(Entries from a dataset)
========================================
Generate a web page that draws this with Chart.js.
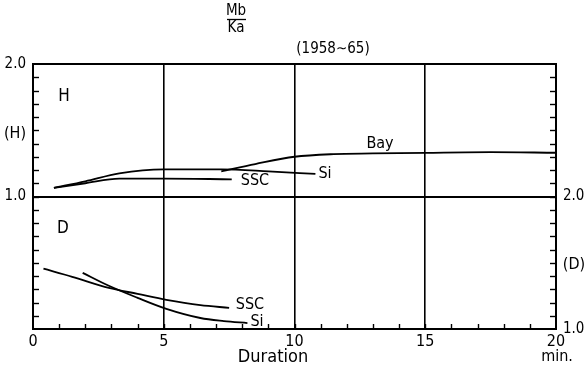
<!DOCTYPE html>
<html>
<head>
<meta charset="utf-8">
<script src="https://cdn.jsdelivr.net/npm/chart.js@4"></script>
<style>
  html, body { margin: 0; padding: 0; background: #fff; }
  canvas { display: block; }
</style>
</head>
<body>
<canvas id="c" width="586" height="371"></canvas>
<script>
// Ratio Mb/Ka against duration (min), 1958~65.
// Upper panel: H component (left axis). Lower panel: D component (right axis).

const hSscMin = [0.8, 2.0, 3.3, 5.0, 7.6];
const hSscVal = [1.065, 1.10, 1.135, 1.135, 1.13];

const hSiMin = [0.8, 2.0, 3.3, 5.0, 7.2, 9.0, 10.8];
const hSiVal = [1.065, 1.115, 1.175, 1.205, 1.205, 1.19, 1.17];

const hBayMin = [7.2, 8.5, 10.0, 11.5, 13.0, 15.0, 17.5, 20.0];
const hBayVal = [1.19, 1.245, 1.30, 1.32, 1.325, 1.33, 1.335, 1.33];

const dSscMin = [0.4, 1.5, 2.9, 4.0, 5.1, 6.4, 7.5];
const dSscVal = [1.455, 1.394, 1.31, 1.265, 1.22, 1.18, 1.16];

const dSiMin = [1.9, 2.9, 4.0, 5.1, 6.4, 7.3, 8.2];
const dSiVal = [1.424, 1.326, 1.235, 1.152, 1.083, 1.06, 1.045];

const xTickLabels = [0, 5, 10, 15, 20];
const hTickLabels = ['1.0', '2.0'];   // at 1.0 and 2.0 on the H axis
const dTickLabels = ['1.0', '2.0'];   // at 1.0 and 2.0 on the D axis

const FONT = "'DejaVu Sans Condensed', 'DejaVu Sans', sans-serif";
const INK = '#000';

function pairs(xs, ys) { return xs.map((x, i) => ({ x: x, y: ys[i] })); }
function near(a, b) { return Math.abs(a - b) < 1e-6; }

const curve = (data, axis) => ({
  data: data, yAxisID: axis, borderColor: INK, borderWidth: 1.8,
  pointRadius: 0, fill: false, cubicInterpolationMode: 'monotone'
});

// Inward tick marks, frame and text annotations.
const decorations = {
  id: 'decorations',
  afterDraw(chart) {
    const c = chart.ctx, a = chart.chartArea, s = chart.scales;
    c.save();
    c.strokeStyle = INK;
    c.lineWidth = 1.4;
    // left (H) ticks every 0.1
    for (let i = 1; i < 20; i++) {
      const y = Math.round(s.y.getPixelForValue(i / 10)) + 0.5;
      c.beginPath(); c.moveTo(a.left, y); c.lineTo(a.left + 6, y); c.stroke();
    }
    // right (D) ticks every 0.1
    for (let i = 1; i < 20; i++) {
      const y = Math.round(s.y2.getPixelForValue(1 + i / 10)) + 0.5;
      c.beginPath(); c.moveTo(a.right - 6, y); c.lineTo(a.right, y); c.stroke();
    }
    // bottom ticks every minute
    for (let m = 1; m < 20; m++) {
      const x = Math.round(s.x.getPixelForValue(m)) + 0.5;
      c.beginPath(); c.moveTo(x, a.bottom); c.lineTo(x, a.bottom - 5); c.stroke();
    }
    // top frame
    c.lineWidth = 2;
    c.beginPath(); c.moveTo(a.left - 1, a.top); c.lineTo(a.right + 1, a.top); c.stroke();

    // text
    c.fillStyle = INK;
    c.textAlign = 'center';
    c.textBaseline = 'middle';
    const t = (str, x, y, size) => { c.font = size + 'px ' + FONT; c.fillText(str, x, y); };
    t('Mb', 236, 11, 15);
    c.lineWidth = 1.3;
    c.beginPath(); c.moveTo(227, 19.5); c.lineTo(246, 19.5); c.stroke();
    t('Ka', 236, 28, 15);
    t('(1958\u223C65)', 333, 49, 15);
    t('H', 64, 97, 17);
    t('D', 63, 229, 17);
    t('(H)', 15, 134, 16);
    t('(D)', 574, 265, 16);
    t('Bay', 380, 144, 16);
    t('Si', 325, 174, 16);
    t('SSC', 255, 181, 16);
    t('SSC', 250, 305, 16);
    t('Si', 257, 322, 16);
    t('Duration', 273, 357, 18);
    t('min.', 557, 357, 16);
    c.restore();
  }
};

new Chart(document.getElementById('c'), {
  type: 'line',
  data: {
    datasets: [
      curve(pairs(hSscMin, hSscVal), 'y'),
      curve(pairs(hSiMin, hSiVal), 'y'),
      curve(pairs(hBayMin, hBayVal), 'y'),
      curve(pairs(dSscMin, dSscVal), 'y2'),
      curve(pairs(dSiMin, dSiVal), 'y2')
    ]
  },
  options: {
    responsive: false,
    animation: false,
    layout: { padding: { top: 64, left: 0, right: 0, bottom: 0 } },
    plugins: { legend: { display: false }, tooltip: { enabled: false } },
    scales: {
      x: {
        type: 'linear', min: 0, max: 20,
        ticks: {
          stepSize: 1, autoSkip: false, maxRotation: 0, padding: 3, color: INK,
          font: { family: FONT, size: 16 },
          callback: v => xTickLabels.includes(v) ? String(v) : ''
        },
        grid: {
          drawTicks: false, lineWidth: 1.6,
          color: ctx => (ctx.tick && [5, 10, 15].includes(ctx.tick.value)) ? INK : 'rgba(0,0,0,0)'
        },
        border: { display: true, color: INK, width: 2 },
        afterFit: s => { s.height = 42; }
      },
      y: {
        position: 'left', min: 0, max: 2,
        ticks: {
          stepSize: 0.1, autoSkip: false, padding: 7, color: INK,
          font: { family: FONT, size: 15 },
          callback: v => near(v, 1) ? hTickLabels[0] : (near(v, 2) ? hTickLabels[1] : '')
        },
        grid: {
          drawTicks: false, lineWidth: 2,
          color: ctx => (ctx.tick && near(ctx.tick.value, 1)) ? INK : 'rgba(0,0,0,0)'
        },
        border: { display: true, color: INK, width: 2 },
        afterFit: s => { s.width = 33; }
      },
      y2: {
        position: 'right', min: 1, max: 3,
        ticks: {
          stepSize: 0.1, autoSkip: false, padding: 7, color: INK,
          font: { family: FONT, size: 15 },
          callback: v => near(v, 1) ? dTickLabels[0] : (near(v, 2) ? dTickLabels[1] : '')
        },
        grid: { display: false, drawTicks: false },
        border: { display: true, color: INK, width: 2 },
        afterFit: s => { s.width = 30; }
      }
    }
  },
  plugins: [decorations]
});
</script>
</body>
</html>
========================================
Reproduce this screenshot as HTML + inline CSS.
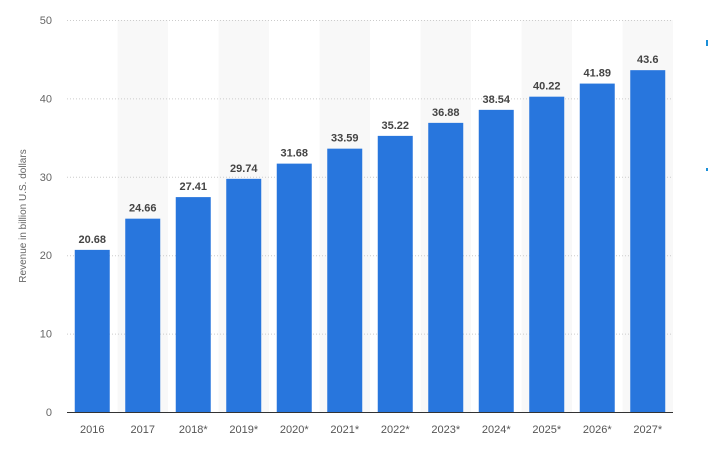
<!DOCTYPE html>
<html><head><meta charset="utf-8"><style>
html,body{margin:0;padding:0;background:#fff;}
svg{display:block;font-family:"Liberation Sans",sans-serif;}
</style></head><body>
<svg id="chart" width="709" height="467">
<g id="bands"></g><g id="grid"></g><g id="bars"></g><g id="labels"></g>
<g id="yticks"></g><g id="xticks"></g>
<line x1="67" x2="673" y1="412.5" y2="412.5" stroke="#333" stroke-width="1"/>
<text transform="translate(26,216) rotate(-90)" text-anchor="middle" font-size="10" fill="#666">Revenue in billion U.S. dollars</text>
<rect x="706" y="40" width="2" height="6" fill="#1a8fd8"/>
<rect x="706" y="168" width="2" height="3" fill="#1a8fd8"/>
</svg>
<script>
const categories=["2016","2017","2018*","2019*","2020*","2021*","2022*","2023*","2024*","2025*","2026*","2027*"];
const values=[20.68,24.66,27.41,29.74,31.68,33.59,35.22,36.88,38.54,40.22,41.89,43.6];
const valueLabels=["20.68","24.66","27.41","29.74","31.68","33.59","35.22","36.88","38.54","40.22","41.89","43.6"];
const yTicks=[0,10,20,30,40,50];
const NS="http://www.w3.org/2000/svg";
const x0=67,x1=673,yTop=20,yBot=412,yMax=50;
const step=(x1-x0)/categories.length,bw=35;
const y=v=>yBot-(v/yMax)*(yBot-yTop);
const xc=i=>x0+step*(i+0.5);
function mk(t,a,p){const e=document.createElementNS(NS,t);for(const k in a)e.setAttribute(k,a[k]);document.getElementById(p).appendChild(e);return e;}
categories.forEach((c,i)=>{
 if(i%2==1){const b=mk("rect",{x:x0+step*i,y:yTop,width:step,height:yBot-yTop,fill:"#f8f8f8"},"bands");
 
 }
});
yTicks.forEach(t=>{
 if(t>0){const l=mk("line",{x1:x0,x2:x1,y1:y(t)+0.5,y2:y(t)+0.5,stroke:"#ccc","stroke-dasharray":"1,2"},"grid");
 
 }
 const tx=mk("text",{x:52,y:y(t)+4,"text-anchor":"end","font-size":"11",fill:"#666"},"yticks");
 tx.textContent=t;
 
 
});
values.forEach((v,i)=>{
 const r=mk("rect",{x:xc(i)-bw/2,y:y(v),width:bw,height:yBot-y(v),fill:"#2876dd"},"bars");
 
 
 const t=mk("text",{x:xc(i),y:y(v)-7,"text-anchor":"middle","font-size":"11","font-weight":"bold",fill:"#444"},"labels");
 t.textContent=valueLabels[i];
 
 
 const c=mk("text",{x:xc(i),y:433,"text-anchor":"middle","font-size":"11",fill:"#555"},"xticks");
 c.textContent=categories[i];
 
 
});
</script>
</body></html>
========================================
• _TASK BRIEF_: In the listing above, find the line containing "Generate a web" and the line containing "const INK = '#000';", then return both of them and every line between, exactly, without pictures.

• _THE COMPLETED TASK_:
Generate a web page that draws this with Chart.js.
<!DOCTYPE html>
<html>
<head>
<meta charset="utf-8">
<script src="https://cdn.jsdelivr.net/npm/chart.js@4"></script>
<style>
  html, body { margin: 0; padding: 0; background: #fff; }
  canvas { display: block; }
</style>
</head>
<body>
<canvas id="c" width="586" height="371"></canvas>
<script>
// Ratio Mb/Ka against duration (min), 1958~65.
// Upper panel: H component (left axis). Lower panel: D component (right axis).

const hSscMin = [0.8, 2.0, 3.3, 5.0, 7.6];
const hSscVal = [1.065, 1.10, 1.135, 1.135, 1.13];

const hSiMin = [0.8, 2.0, 3.3, 5.0, 7.2, 9.0, 10.8];
const hSiVal = [1.065, 1.115, 1.175, 1.205, 1.205, 1.19, 1.17];

const hBayMin = [7.2, 8.5, 10.0, 11.5, 13.0, 15.0, 17.5, 20.0];
const hBayVal = [1.19, 1.245, 1.30, 1.32, 1.325, 1.33, 1.335, 1.33];

const dSscMin = [0.4, 1.5, 2.9, 4.0, 5.1, 6.4, 7.5];
const dSscVal = [1.455, 1.394, 1.31, 1.265, 1.22, 1.18, 1.16];

const dSiMin = [1.9, 2.9, 4.0, 5.1, 6.4, 7.3, 8.2];
const dSiVal = [1.424, 1.326, 1.235, 1.152, 1.083, 1.06, 1.045];

const xTickLabels = [0, 5, 10, 15, 20];
const hTickLabels = ['1.0', '2.0'];   // at 1.0 and 2.0 on the H axis
const dTickLabels = ['1.0', '2.0'];   // at 1.0 and 2.0 on the D axis

const FONT = "'DejaVu Sans Condensed', 'DejaVu Sans', sans-serif";
const INK = '#000';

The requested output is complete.